Many factors come into play when developing a financial plan for retirement. One of those is life expectancy. The number of years you live determines the amount of money you’ll need once you stop working. While there’s no way to know what age you’ll live to, it is a known fact that people now live longer than ever before.
Why Is Life Expectancy an Important Factor?
As people get older, they begin to put more thought into when they want to retire. However, few of them focus on how long their retirement will actually last. Once you stop working, you want to have enough money to enjoy life. So, you need to consider not just when you want to retire but also your life expectancy.
Say you decide to finally stop working at the age of 70. If you live to 100, you’ll need enough financial expenses for 30 years. If you retire at 70 but only live to 80, then you only have 10 years to cover. No one likes to think about death, especially their own, but it’s part of life and part of planning for retirement.
As mentioned, people now live longer. The primary reason for that is all the advances in medicine combined with enhanced safety options. Fifty years ago, someone diagnosed with cancer didn’t live long. Today, people beat cancer all the time and go on to enjoy full and healthy lives.
In recent years, many organizations have conducted studies about living longer. They all noted a steady incline. However, diseases and obesity continue to play a role in preventing some individuals from living as long as they should or could.
Statics on Living Longer
Historically, life expectancy from the 1950s to today has increased by about 1 percent annually. That means a baby born today in North America should easily live well into their late 70s or early 80s, barring some unknown factor. Data from these studies also show that if you make it to your mid-70s, there’s an excellent chance of you having another 10 years on Earth.
Consider this: If you’re 65, statistics show you should live another 20 years. However, if you hit age 75, that changes slightly, adding on two more years. Simply put, if you live to 75, you can anticipate making it to at least 87.
Now, compared to men, women live longer. That’s always been the case. Also, people of Hispanic origin typically outlive non-Hispanics. However, non-Hispanics usually live longer than African Americans. One of the more interesting discoveries is that the gap between racial groups has started to tighten.
Regardless, the biggest contributors to life expectancy include family history, lifestyle, and health. If you want to live as long as possible, even if diseases run in your family, live a healthy life. That means avoiding drinking and smoking, eating healthy foods, and exercising regularly.
Keep in mind that the numbers mentioned are nothing more than averages. For example, at 65, you could expect to live to 75, as stated. However, one in 20 individuals will live 30 years past 65, often longer. On the other hand, one in four individuals will live less than 10 years past 65.
What Does It All Mean?
All of this has to do with your retirement and coming up with a strategic plan to ensure you have enough money to live and enjoy your golden years. So, along with all the decisions you’ll make when building your financial portfolio, you need to factor in life expectancy.

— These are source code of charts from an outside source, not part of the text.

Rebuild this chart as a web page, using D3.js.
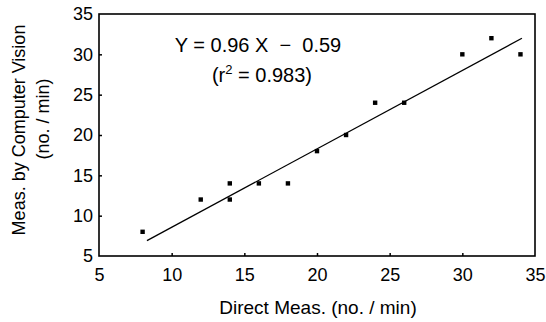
<!DOCTYPE html>
<html><head><meta charset="utf-8">
<script src="https://cdn.jsdelivr.net/npm/d3@7"></script>
<style>body{margin:0;background:#fff}text{font-family:"Liberation Sans",Arial,sans-serif;fill:#000}</style>
</head><body><svg id="c" width="546" height="322"></svg>
<script>
const directMeas = [8, 12, 14, 14, 16, 18, 20, 22, 24, 26, 30, 32, 34];
const visionMeas = [8, 12, 14, 12, 14, 14, 18, 20, 24, 24, 30, 32, 30];
const fitX = [8.3, 34.1];
const fitY = [6.9, 32.0];
const xTicks = [5, 10, 15, 20, 25, 30, 35];
const yTicks = [5, 10, 15, 20, 25, 30, 35];

const svg = d3.select("#c");
const L = 99, R = 535, T = 14, B = 256;
const x = d3.scaleLinear().domain([5, 35]).range([L, R]);
const y = d3.scaleLinear().domain([5, 35]).range([B, T]);

svg.append("rect").attr("x", L).attr("y", T).attr("width", R - L).attr("height", B - T)
  .attr("fill", "none").attr("stroke", "#000").attr("stroke-width", 1.6);

const xAxis = svg.append("g").attr("transform", `translate(0,${B})`)
  .call(d3.axisBottom(x).tickValues(xTicks).tickSizeInner(-3).tickSizeOuter(0).tickPadding(12));
xAxis.select(".domain").remove();
xAxis.selectAll("text").attr("font-size", 18).attr("font-family", "Liberation Sans, Arial");
xAxis.selectAll("line").attr("stroke-width", 1.5);
xAxis.selectAll(".tick").filter(d => d === 5 || d === 35).select("line").remove();

const yAxis = svg.append("g").attr("transform", `translate(${L},0)`)
  .call(d3.axisLeft(y).tickValues(yTicks).tickSizeInner(-3).tickSizeOuter(0).tickPadding(6));
yAxis.select(".domain").remove();
yAxis.selectAll("text").attr("font-size", 18).attr("font-family", "Liberation Sans, Arial");
yAxis.selectAll("line").attr("stroke-width", 1.5);
yAxis.selectAll(".tick").filter(d => d === 5 || d === 35).select("line").remove();

svg.append("line").attr("x1", x(fitX[0])).attr("y1", y(fitY[0]))
  .attr("x2", x(fitX[1])).attr("y2", y(fitY[1])).attr("stroke", "#000").attr("stroke-width", 1.3);

svg.selectAll(".pt").data(directMeas.map((d, i) => [d, visionMeas[i]])).enter()
  .append("rect").attr("x", d => x(d[0]) - 2.2).attr("y", d => y(d[1]) - 2.2)
  .attr("width", 4.4).attr("height", 4.4).attr("fill", "#000");

svg.append("text").attr("x", 258).attr("y", 52).attr("text-anchor", "middle").attr("font-size", 20)
  .style("white-space", "pre").text("Y = 0.96 X  \u2212  0.59");
const r = svg.append("text").attr("x", 262).attr("y", 82).attr("text-anchor", "middle").attr("font-size", 20);
r.append("tspan").text("(r");
r.append("tspan").attr("dy", -8).attr("font-size", 13).text("2");
r.append("tspan").attr("dy", 8).text(" = 0.983)");

svg.append("text").attr("x", 318).attr("y", 314).attr("text-anchor", "middle").attr("font-size", 19)
  .text("Direct Meas. (no. / min)");
svg.append("text").attr("transform", "translate(25,130) rotate(-90)").attr("text-anchor", "middle")
  .attr("font-size", 18).text("Meas. by Computer Vision");
svg.append("text").attr("transform", "translate(49,119) rotate(-90)").attr("text-anchor", "middle")
  .attr("font-size", 18).text("(no. / min)");
</script></body></html>
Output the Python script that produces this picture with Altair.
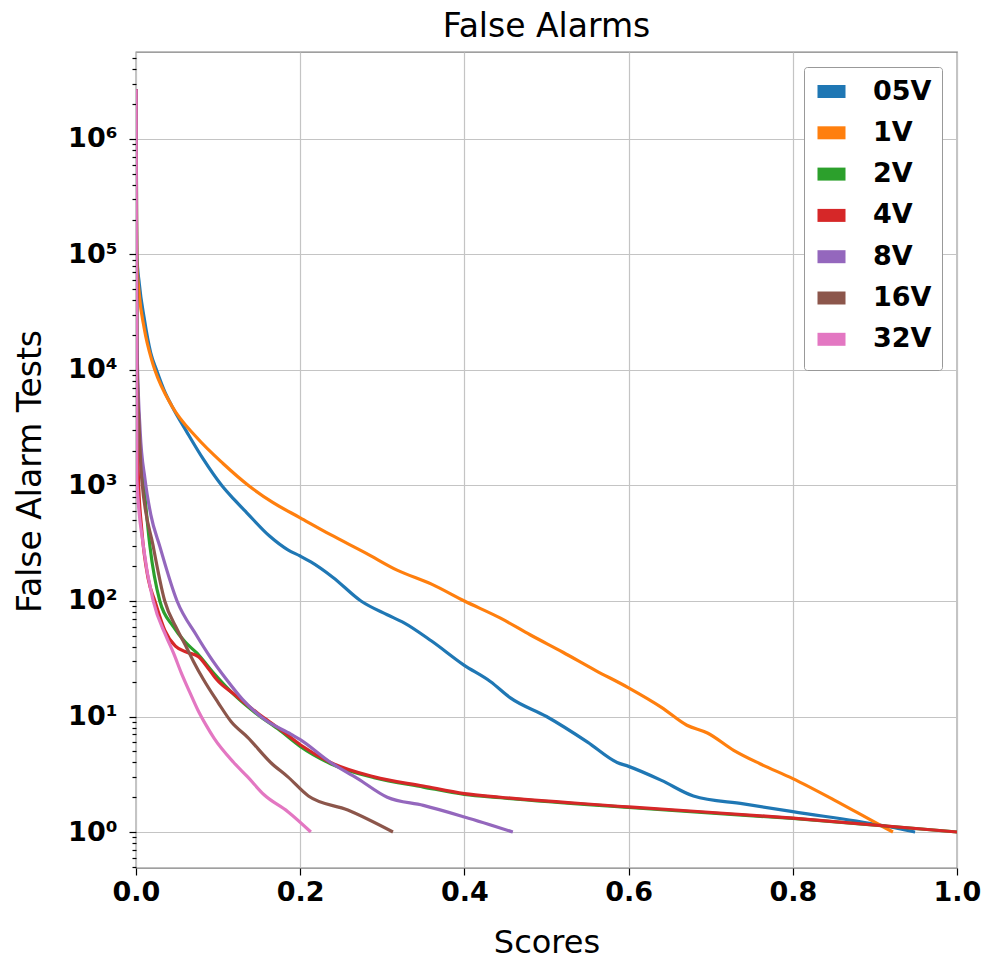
import altair as alt
import pandas as pd

# Series names and their colours
series = ["05V", "1V", "2V", "4V", "8V", "16V", "32V"]
colors = ["#1f77b4", "#ff7f0e", "#2ca02c", "#d62728", "#9467bd", "#8c564b", "#e377c2"]

# False-alarm counts versus score threshold, one pair of lists per series
score_05v = [0.0, 0.001, 0.004, 0.01, 0.018, 0.025, 0.035, 0.0435, 0.062, 0.082, 0.1045,
             0.12, 0.135, 0.163, 0.185, 0.2, 0.213, 0.24, 0.274, 0.306, 0.326, 0.36,
             0.399, 0.432, 0.456, 0.5, 0.55, 0.586, 0.6, 0.64, 0.679, 0.74, 0.8, 0.906, 0.949]
count_05v = [2.7e6, 1.0e5, 5.6e4, 2.8e4, 1.4e4, 1.0e4, 6500, 4900, 2900, 1690, 1000,
             750, 580, 363, 277, 245, 218, 160, 100, 76, 65, 45,
             28, 20, 14.5, 10, 6, 4.0, 3.7, 2.8, 2.05, 1.75, 1.5, 1.15, 1.0]

score_1v = [0.0, 0.001, 0.004, 0.01, 0.019, 0.023, 0.0435, 0.074, 0.106, 0.137, 0.167,
            0.2, 0.237, 0.28, 0.318, 0.36, 0.4, 0.444, 0.48, 0.52, 0.56, 0.6, 0.64,
            0.671, 0.696, 0.728, 0.76, 0.8, 0.85, 0.906, 0.922]
count_1v = [2.7e6, 9.0e4, 4.5e4, 2.3e4, 1.23e4, 1.0e4, 4900, 2600, 1550, 1000, 710,
            525, 375, 260, 185, 140, 100, 71, 51, 36, 25, 17.7, 12,
            8.4, 7.2, 5.1, 3.9, 2.9, 1.9, 1.15, 1.0]

score_2v = [0.0, 0.001, 0.004, 0.009, 0.017, 0.029, 0.0455, 0.06, 0.074, 0.094, 0.12,
            0.148, 0.175, 0.2, 0.237, 0.29, 0.35, 0.4, 0.444, 0.6, 0.8, 1.0]
count_2v = [2.7e6, 1.5e4, 3000, 1130, 297, 100, 60, 44, 35.5, 24, 15.3,
            10.4, 7.6, 5.5, 3.9, 2.95, 2.45, 2.12, 1.98, 1.63, 1.31, 1.0]

score_4v = [0.0, 0.001, 0.003, 0.007, 0.015, 0.023, 0.035, 0.048, 0.062, 0.076, 0.09,
            0.098, 0.12, 0.148, 0.175, 0.2, 0.237, 0.29, 0.35, 0.4, 0.444, 0.6, 0.8, 1.0]
count_4v = [2.7e6, 8000, 1130, 415, 154, 100, 56, 40.6, 36, 33, 25,
            21, 15.5, 10.7, 7.8, 5.7, 4.0, 3.0, 2.5, 2.15, 2.0, 1.65, 1.32, 1.0]

score_8v = [0.0, 0.001, 0.005, 0.011, 0.018, 0.029, 0.05, 0.074, 0.09, 0.11, 0.13, 0.156,
            0.189, 0.2, 0.237, 0.27, 0.306, 0.35, 0.4, 0.459]
count_8v = [2.7e6, 2.0e4, 3000, 1130, 560, 297, 100, 50, 33, 21, 14, 9.5,
            7.0, 6.3, 4.0, 2.9, 2.0, 1.7, 1.35, 1.0]

score_16v = [0.0, 0.001, 0.004, 0.007, 0.021, 0.035, 0.05, 0.062, 0.07, 0.082, 0.1,
             0.116, 0.136, 0.164, 0.185, 0.21, 0.258, 0.313]
count_16v = [2.7e6, 1.5e4, 3000, 1130, 297, 100, 57, 39, 30, 21, 13.2,
             9.0, 6.6, 4.0, 3.0, 2.05, 1.55, 1.0]

score_32v = [0.0, 0.001, 0.009, 0.021, 0.037, 0.046, 0.055, 0.065, 0.075, 0.085, 0.095,
             0.119, 0.136, 0.156, 0.185, 0.213]
count_32v = [2.7e6, 1130, 297, 100, 49, 35, 24, 16.5, 11.5, 8.5, 6.5,
             4.0, 3.0, 2.1, 1.5, 1.0]

scores = [score_05v, score_1v, score_2v, score_4v, score_8v, score_16v, score_32v]
counts = [count_05v, count_1v, count_2v, count_4v, count_8v, count_16v, count_32v]

# Axis tick positions
x_ticks = [0.0, 0.2, 0.4, 0.6, 0.8, 1.0]
y_major_ticks = [1, 10, 100, 1000, 10000, 100000, 1000000]
y_minor_ticks = [k * 10 ** n for n in range(-1, 7) for k in range(2, 10)
                 if 0.488 <= k * 10 ** n <= 5.66e6]

rows = []
for s_idx, name in enumerate(series):
    for i, (sc, ct) in enumerate(zip(scores[s_idx], counts[s_idx])):
        rows.append({"series": name, "sid": s_idx, "idx": i, "score": sc, "count": ct})
df = pd.DataFrame(rows)

FONT = "DejaVu Sans"
x_scale = alt.Scale(domain=[0, 1], nice=False, zero=False)
y_scale = alt.Scale(type="log", domain=[0.488, 5.66e6], nice=False)

x_axis = alt.Axis(values=x_ticks, format=".1f", grid=True, tickSize=7, labelPadding=4,
                  labelFlush=False,
                  labelFont=FONT, labelFontSize=27, labelFontWeight="bold", labelColor="black",
                  title="Scores", titleFont=FONT, titleFontSize=32, titleFontWeight="normal",
                  titleColor="black", titleBaseline="alphabetic", titleY=84)

sup = "['\u2070','\u00b9','\u00b2','\u00b3','\u2074','\u2075','\u2076']"
y_axis_major = alt.Axis(values=y_major_ticks, grid=True, tickSize=7, labelPadding=12,
                        labelExpr="'10' + " + sup + "[round(log(datum.value) / LN10)]",
                        labelFont=FONT, labelFontSize=27, labelFontWeight="bold", labelColor="black",
                        title="False Alarm Tests", titleFont=FONT, titleFontSize=33,
                        titleFontWeight="normal", titleColor="black", titleX=-106, titleY=419,
                        titleAngle=-90, titleAlign="center",
                        titleBaseline="middle", orient="left")
y_axis_minor = alt.Axis(values=y_minor_ticks, grid=False, labels=False, tickSize=4,
                        title=None, orient="left", domain=False)

# Legend swatch: a short outlined bar whose thick stroke closes it into a solid block
swatch = "M-1,-0.2H1V0.2H-1Z"

lines = alt.Chart(df).mark_line(strokeWidth=3.2, clip=True, interpolate="monotone").encode(
    x=alt.X("score:Q", scale=x_scale, axis=x_axis),
    y=alt.Y("count:Q", scale=y_scale, axis=y_axis_major),
    color=alt.Color("series:N", scale=alt.Scale(domain=series, range=colors),
                    legend=alt.Legend(title=None, orient="top-right", offset=15,
                                      fillColor="white", strokeColor="#999999",
                                      padding=10, cornerRadius=3,
                                      symbolType=swatch, symbolStrokeWidth=9.25,
                                      symbolSize=352, symbolOffset=3,
                                      labelOffset=27, rowPadding=0.3,
                                      labelFont=FONT, labelFontSize=27,
                                      labelFontWeight="bold", labelColor="black")),
    order="idx:Q",
)

minor = alt.Chart(df).mark_line(opacity=0).encode(
    x=alt.X("score:Q", scale=x_scale, axis=x_axis),
    y=alt.Y("count:Q", scale=y_scale, axis=y_axis_minor),
    detail="series:N",
    order="idx:Q",
)

chart = alt.layer(lines, minor).resolve_axis(y="independent").properties(
    width=821,
    height=816,
    title=alt.TitleParams("False Alarms", font=FONT, fontSize=33, fontWeight="normal",
                          color="black", anchor="middle", offset=8),
    padding={"left": 136, "top": 52, "right": 29, "bottom": 93},
    autosize=alt.AutoSizeParams(type="none"),
).configure_view(
    stroke="#808080", strokeWidth=1.3
).configure_axis(
    domain=False, gridColor="#c4c4c4", gridWidth=1.2, tickColor="black", tickWidth=1.2
)

chart.save("out.html", embed_options={"renderer": "svg", "actions": False})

To some degree, the length of your retirement dictates how much money you have. The best advice is that everyone should start putting money aside for retirement while still young. Investing in a 401(k), Roth IRA, or the stock market will make a huge difference by the time you’re ready to retire. In fact, investing in a tax-deferred retirement plan is the single best way to ensure you don’t run out of money when you are older.
You should also run various what-if scenarios on your life expectancy to see what would happen to your retirement plan if you live longer than you expect. You don’t want to be 90 years old, but without any money. You can run these types of scenarios in retirement software packages such as WealthTrace or in a simpler retirement calculator such as Vanguard’s Nest Egg Calculator.
You might be surprised what an impact living longer can have. Many people begin eating into their investment principal balance when they are in their 80s because their retirement income is no longer sufficient to cover their expenses. This is why it is very important that you have a handle on what your plan might look like if you live longer than you might expect.
Using A Financial Advisor
It’s never too late to save. Although you’ll need to get a little more creative as you age, you can still come up with a solution for a comfortable retirement at a later date. This is where a financial advisor can help. Sitting down with an expert, you’ll have a viable plan. Even if you’ve already invested money, it never hurts to talk with an expert. That individual has the expertise to guide you in the right direction financially.